(WHAT IS REQUIRED): Locate all lines with the word "page" and copy them out.

(GIVEN DATA):
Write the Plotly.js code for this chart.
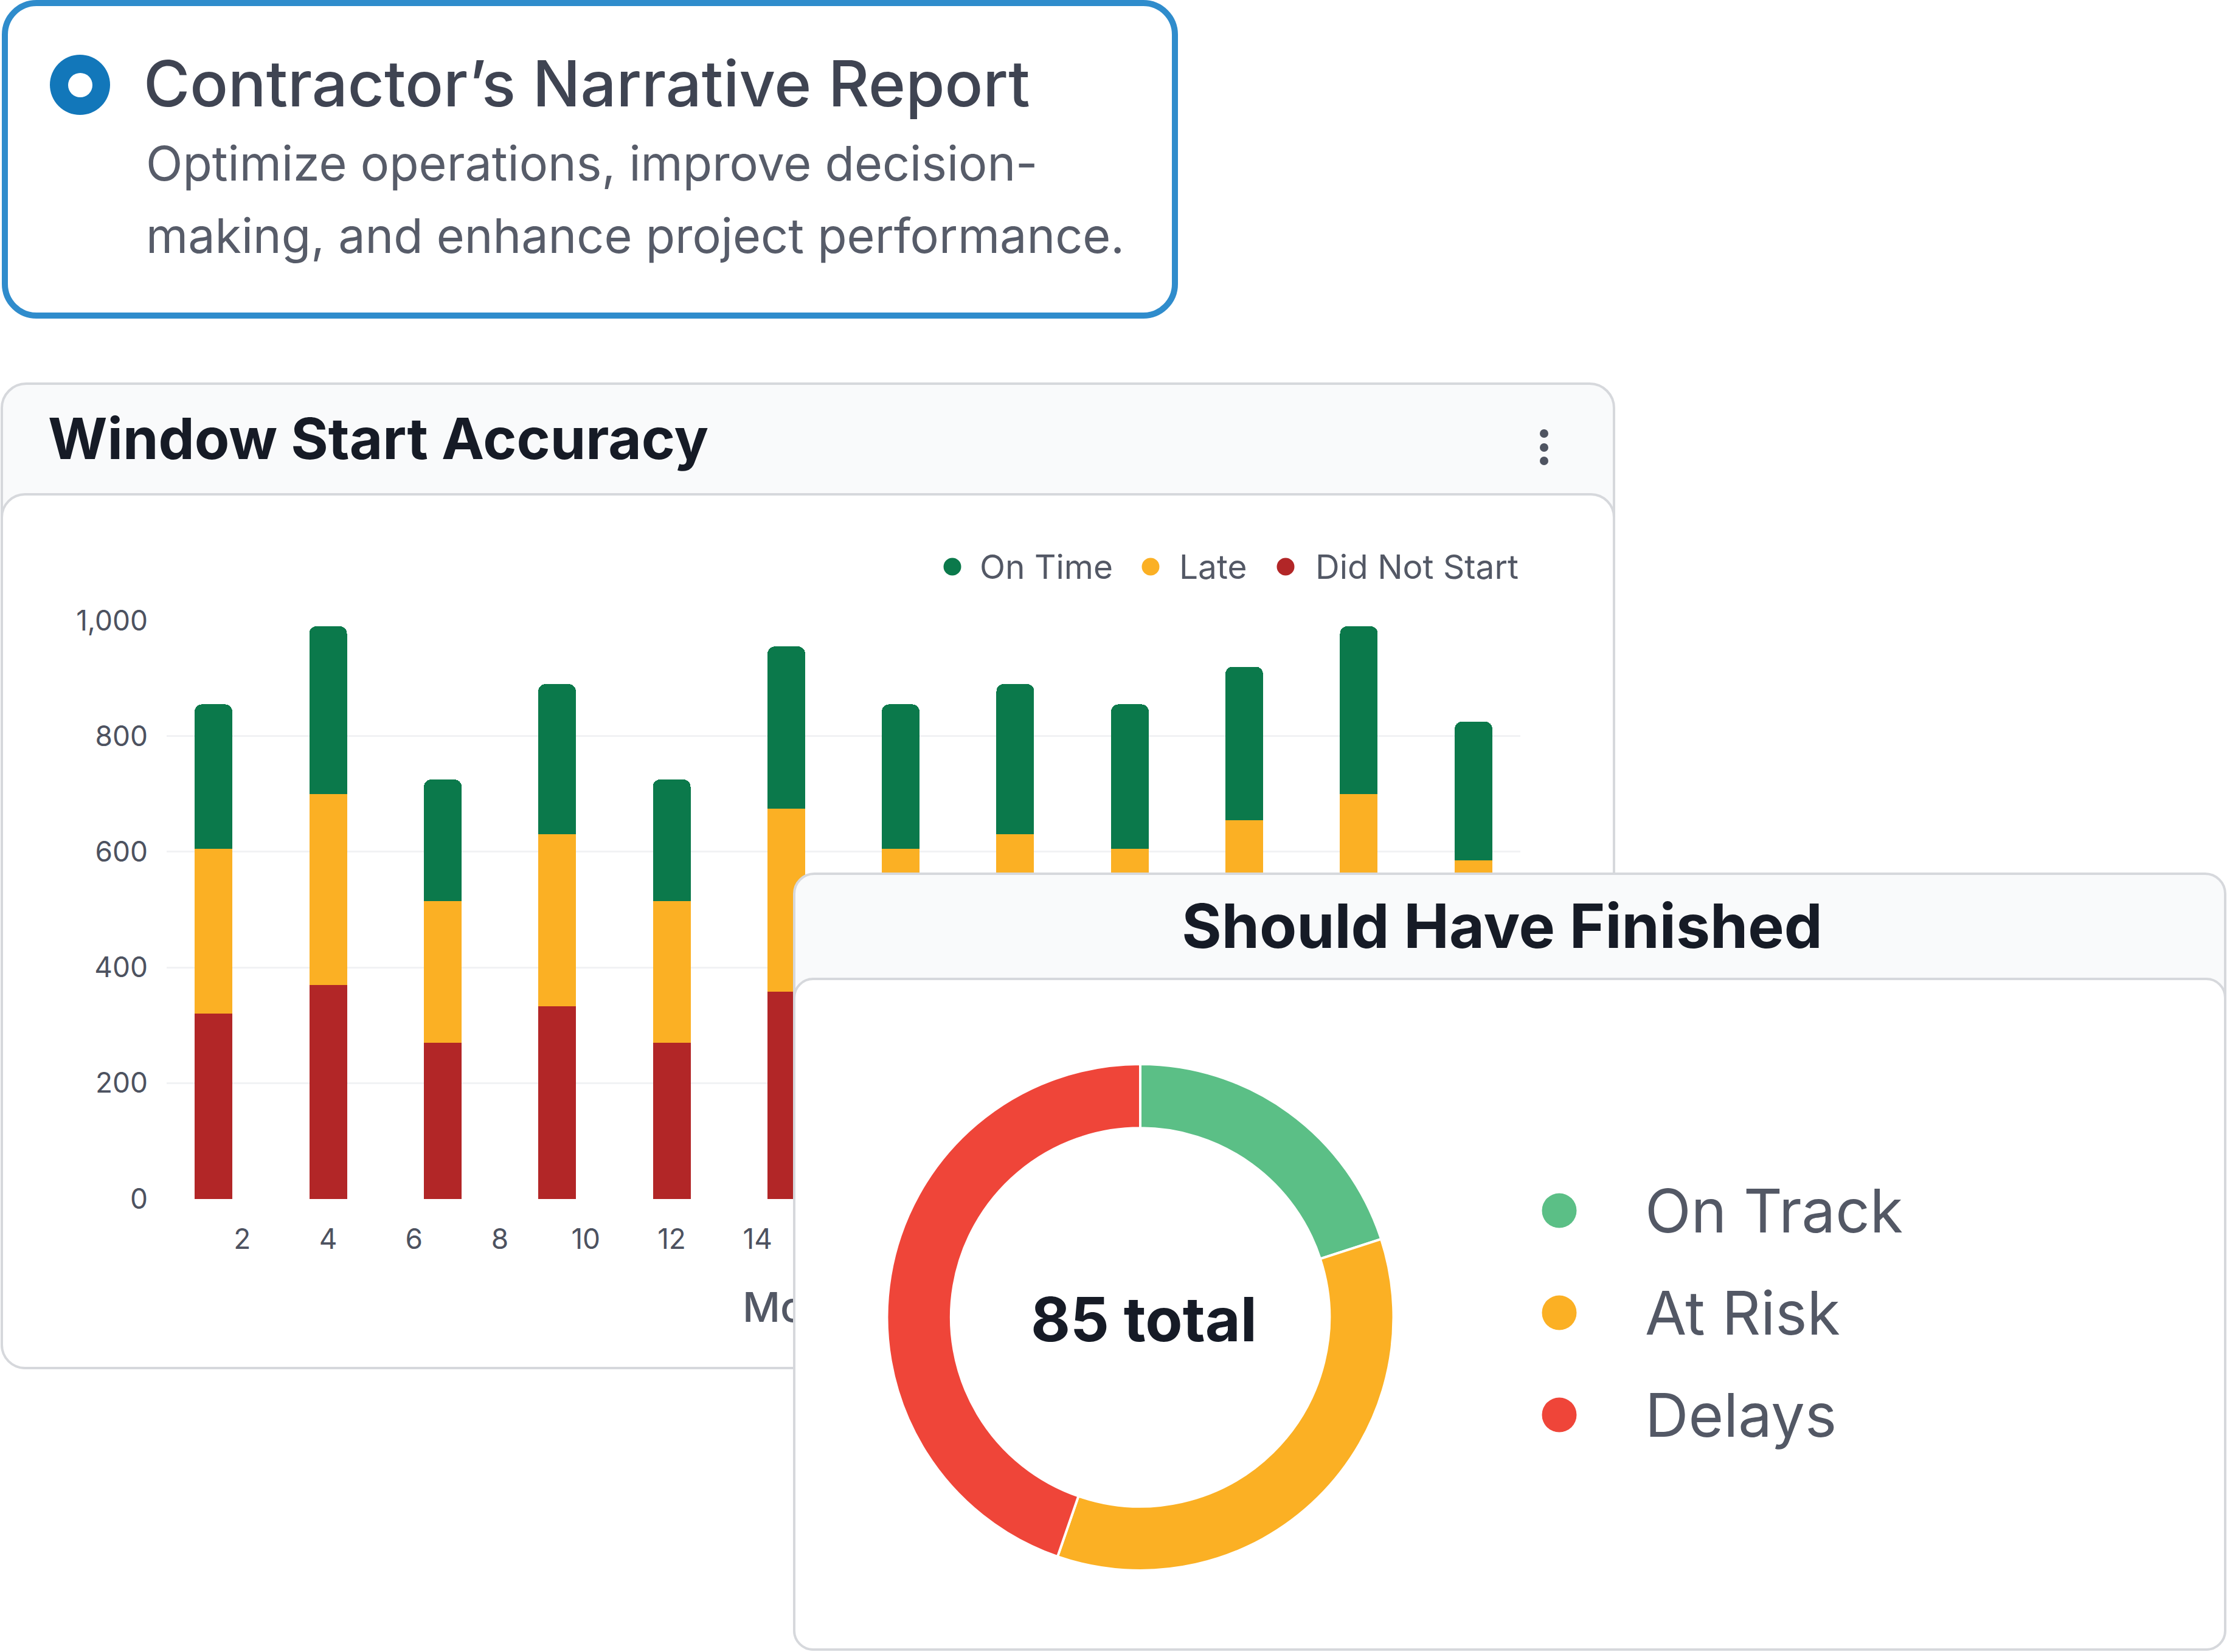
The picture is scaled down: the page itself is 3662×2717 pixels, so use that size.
<!DOCTYPE html>
<html>
<head>
<meta charset="utf-8">
<script src="https://cdn.plot.ly/plotly-3.0.1.min.js"></script>
<style>
html,body{margin:0;padding:0;background:#ffffff;}
#page{position:relative;width:3662px;height:2717px;overflow:hidden;font-family:Inter,"Noto Sans",sans-serif;}
.abs{position:absolute;box-sizing:border-box;}
.txt{position:absolute;white-space:nowrap;line-height:1;}
</style>
</head>
<body>
<div id="page">
  <!-- top card -->
  <div class="abs" style="left:3px;top:0px;width:1934px;height:524px;border:10px solid #2f8ccc;border-radius:57px;background:#fff;"></div>
  <div class="abs" style="left:82px;top:90px;width:99px;height:99px;border-radius:50%;background:#1277ba;"></div>
  <div class="abs" style="left:111.5px;top:119.5px;width:40px;height:40px;border-radius:50%;background:#fff;"></div>
  <div id="mainTitle" class="txt" style="left:236px;top:85px;font-size:104px;font-weight:500;color:#3f4452;"></div>
  <div id="mainSub1" class="txt" style="left:240px;top:229px;font-size:79px;font-weight:400;color:#575c69;"></div>
  <div id="mainSub2" class="txt" style="left:240px;top:348px;font-size:79px;font-weight:400;color:#575c69;"></div>

  <!-- bar card -->
  <div class="abs" style="left:1px;top:629px;width:2655px;height:1623px;border:4px solid #d6d8dc;border-radius:42px;background:#f9fafb;"></div>
  <div class="abs" style="left:1px;top:811px;width:2655px;height:1441px;border:4px solid #d6d8dc;border-radius:40px;background:#ffffff;"></div>
  <div id="barTitle" class="txt" style="left:79px;top:674px;font-size:94px;font-weight:700;color:#161b26;"></div>
  <div class="abs" style="left:2531.7px;top:705.7px;width:14.6px;height:14.6px;border-radius:50%;background:#4f5461;"></div>
  <div class="abs" style="left:2531.7px;top:728.7px;width:14.6px;height:14.6px;border-radius:50%;background:#4f5461;"></div>
  <div class="abs" style="left:2531.7px;top:750.7px;width:14.6px;height:14.6px;border-radius:50%;background:#4f5461;"></div>

  <div id="barChart" class="abs" style="left:0;top:0;width:3662px;height:2717px;"></div>

  <!-- donut card -->
  <div class="abs" style="left:1304px;top:1435px;width:2357px;height:1280px;border:4px solid #d6d8dc;border-radius:35px;background:#f9fafb;"></div>
  <div class="abs" style="left:1304px;top:1608px;width:2357px;height:1107px;border:4px solid #d6d8dc;border-radius:33px;background:#ffffff;"></div>
  <div id="donutTitle" class="txt" style="left:1304px;width:2332px;text-align:center;top:1473px;font-size:100px;font-weight:700;color:#161b26;"></div>

  <div id="donutChart" class="abs" style="left:1304px;top:1435px;width:2357px;height:1280px;"></div>
</div>

<script>
// ---------- text ----------
const mainTitle = "Contractor\u2019s Narrative Report";
const mainSubtitleLines = ["Optimize operations, improve decision-", "making, and enhance project performance."];
const barChartTitle = "Window Start Accuracy";
const donutChartTitle = "Should Have Finished";

// ---------- bar chart data ----------
const monthX = [1.33, 4, 6.67, 9.33, 12, 14.67, 17.33, 20, 22.67, 25.33, 28, 30.67];
const didNotStart = [320, 370, 270, 333, 270, 358, 320, 333, 320, 345, 370, 310];
const late        = [285, 330, 245, 297, 245, 317, 285, 297, 285, 310, 330, 275];
const onTime      = [250, 290, 210, 260, 210, 280, 250, 260, 250, 265, 290, 240];
const seriesNames = ["On Time", "Late", "Did Not Start"];
const xTickVals = [2, 4, 6, 8, 10, 12, 14, 16, 18, 20, 22, 24, 26, 28, 30];
const yTickVals = [0, 200, 400, 600, 800, 1000];
const xAxisTitle = "Month";

// ---------- donut data ----------
const statusLabels = ["On Track", "At Risk", "Delays"];
const statusValues = [17, 30, 38];

// ---------- styles ----------
const barColors = {"On Time": "#0b794b", "Late": "#fbb024", "Did Not Start": "#b22627"};
const statusColors = ["#5bbf86", "#fbb024", "#ef4539"];
const axisTextColor = "#4d5260";
const legendTextColor = "#535865";
const FONT = "Inter, 'Noto Sans', sans-serif";

document.getElementById("mainTitle").textContent = mainTitle;
document.getElementById("mainSub1").textContent = mainSubtitleLines[0];
document.getElementById("mainSub2").textContent = mainSubtitleLines[1];
document.getElementById("barTitle").textContent = barChartTitle;
document.getElementById("donutTitle").textContent = donutChartTitle;

// ---------- bar chart ----------
const W = 3662, H = 2717;
const plotL = 274, plotR = 2500, plotT = 1020, plotB = 1972;
const px2x = px => (px - plotL) / (plotR - plotL);
const py2y = py => (plotB - py) / (plotB - plotT);

const seriesData = {"On Time": onTime, "Late": late, "Did Not Start": didNotStart};
const stackOrder = ["Did Not Start", "Late", "On Time"];
const barTraces = stackOrder.map(name => ({
  type: "bar", name: name, x: monthX, y: seriesData[name],
  marker: {color: barColors[name], line: {width: 0}},
  hoverinfo: "skip"
}));

const legendDotX = [1566, 1892, 2114];
const legendTextX = [1609, 1937, 2161];
const legendY = 932;
const barShapes = seriesNames.map((n, i) => ({
  type: "circle", xref: "paper", yref: "paper",
  xsizemode: "pixel", ysizemode: "pixel",
  xanchor: px2x(legendDotX[i]), yanchor: py2y(legendY),
  x0: -14.5, x1: 14.5, y0: -14.5, y1: 14.5,
  fillcolor: barColors[n], line: {width: 0}
}));
const barAnnotations = seriesNames.map((n, i) => ({
  xref: "paper", yref: "paper", x: px2x(legendTextX[i]), y: py2y(legendY),
  xanchor: "left", yanchor: "middle", showarrow: false, text: n,
  font: {family: FONT, size: 55, color: legendTextColor}
}));
barAnnotations.push({
  xref: "paper", yref: "paper", x: px2x(1219), y: py2y(2149),
  xanchor: "left", yanchor: "middle", showarrow: false, text: xAxisTitle,
  font: {family: FONT, size: 68, color: legendTextColor, weight: 500}
});

Plotly.newPlot("barChart", barTraces, {
  width: W, height: H,
  margin: {l: plotL, r: W - plotR, t: plotT, b: H - plotB, pad: 0},
  paper_bgcolor: "rgba(0,0,0,0)", plot_bgcolor: "rgba(0,0,0,0)",
  barmode: "stack", bargap: 0.67, barcornerradius: 12,
  showlegend: false,
  font: {family: FONT, color: axisTextColor, size: 46},
  xaxis: {range: [0.24, 31.76], tickmode: "array", tickvals: xTickVals, showgrid: false, zeroline: false,
          showline: false, ticks: "", ticklabelstandoff: 35, tickfont: {size: 46, color: axisTextColor}},
  yaxis: {range: [-0.5, 1000.5], tickmode: "array", tickvals: yTickVals, tickformat: ",d", showgrid: true,
          gridcolor: "#f1f2f4", gridwidth: 3, zeroline: false, showline: false, ticks: "",
          ticklabelstandoff: 30, tickfont: {size: 46, color: axisTextColor}},
  shapes: barShapes,
  annotations: barAnnotations
}, {staticPlot: true, displayModeBar: false});

// ---------- donut chart ----------
const dL = 1304, dT = 1435, dW = 2357, dH = 1280;
const dx = px => (px - dL) / dW;
const dy = py => (dT + dH - py) / dH;
const cx = 1875, cy = 2166.5, R = 416.5;
const total = statusValues.reduce((a, b) => a + b, 0);

const dotX = 2564, textX = 2703, rowY = [1991, 2159, 2327];
const donutShapes = statusLabels.map((l, i) => ({
  type: "circle", xref: "paper", yref: "paper",
  xsizemode: "pixel", ysizemode: "pixel",
  xanchor: dx(dotX), yanchor: dy(rowY[i]),
  x0: -28.5, x1: 28.5, y0: -28.5, y1: 28.5,
  fillcolor: statusColors[i], line: {width: 0}
}));
const donutAnn = statusLabels.map((l, i) => ({
  xref: "paper", yref: "paper", x: dx(textX), y: dy(rowY[i]),
  xanchor: "left", yanchor: "middle", showarrow: false, text: l,
  font: {family: FONT, size: 99, color: legendTextColor}
}));
donutAnn.push({
  xref: "paper", yref: "paper", x: dx(1881), y: dy(2169),
  xanchor: "center", yanchor: "middle", showarrow: false, text: total + " total",
  font: {family: FONT, size: 100, color: "#161b26", weight: 700}
});

Plotly.newPlot("donutChart", [{
  type: "pie", labels: statusLabels, values: statusValues,
  marker: {colors: statusColors, line: {color: "#ffffff", width: 4}},
  hole: 0.747, sort: false, direction: "clockwise", rotation: 0,
  textinfo: "none", hoverinfo: "skip", showlegend: false,
  domain: {x: [dx(cx - R), dx(cx + R)], y: [dy(cy + R), dy(cy - R)]}
}], {
  width: dW, height: dH,
  margin: {l: 0, r: 0, t: 0, b: 0, pad: 0},
  paper_bgcolor: "rgba(0,0,0,0)", plot_bgcolor: "rgba(0,0,0,0)",
  showlegend: false,
  shapes: donutShapes,
  annotations: donutAnn
}, {staticPlot: true, displayModeBar: false});
</script>
</body>
</html>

(RESULT OF THIS TASK):
The picture is scaled down: the page itself is 3662×2717 pixels, so use that size.
#page{position:relative;width:3662px;height:2717px;overflow:hidden;font-family:Inter,"Noto Sans",sans-serif;}
<div id="page">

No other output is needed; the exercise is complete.